Previous instances of international agreements concluded outside of the EU, like the Schengen Agreement would eventually become part of core EU law. The same can be expected here, with Article 16 of the Fiscal Compact stating that the implementation into the Treaties will be attempted within 5 years of the Treaty entering into force – which will be by 2018.
The result is that we are left with national politicians who are less concerned with EU Treaty provisions, and EU institutions who either share the same outlook as these politicians or who are unable to invoke these important and defining provisions.
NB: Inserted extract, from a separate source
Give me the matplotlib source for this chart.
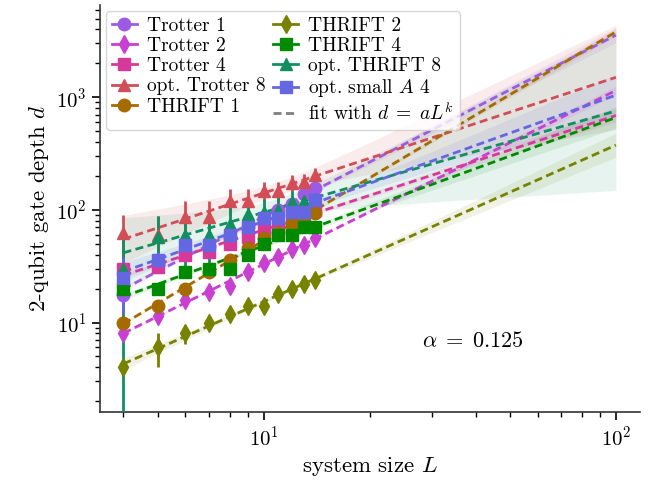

Ultimately, we cannot ignore, as Majone put it, ‘[t]he inherent ability of the EU integration process to constantly reinvent itself as part of an evolutionary process of political and economic survival.’ Indeed in recognition of this, the use of differentiation has been encouraged with the continuous process of lowering the threshold in the Treaties, culminating in the current enhanced cooperation procedure. Given the limited use of this instrument – currently only used in the areas of divorce, patents, and tax it is clearly unable to accommodate the present need for integration. However, this integration, cannot, nor should it be accommodated at the expense of losing the carefully placed safeguards of participation and transparency.
As a result, the demands for ‘More Europe’ as a rallying cry are less genuine when considering that the sacrosanct tenets of Europe are being so readily violated at the same time. Integration, be it political, economic, fiscal or monetary, must accommodate Europe and not the other way around.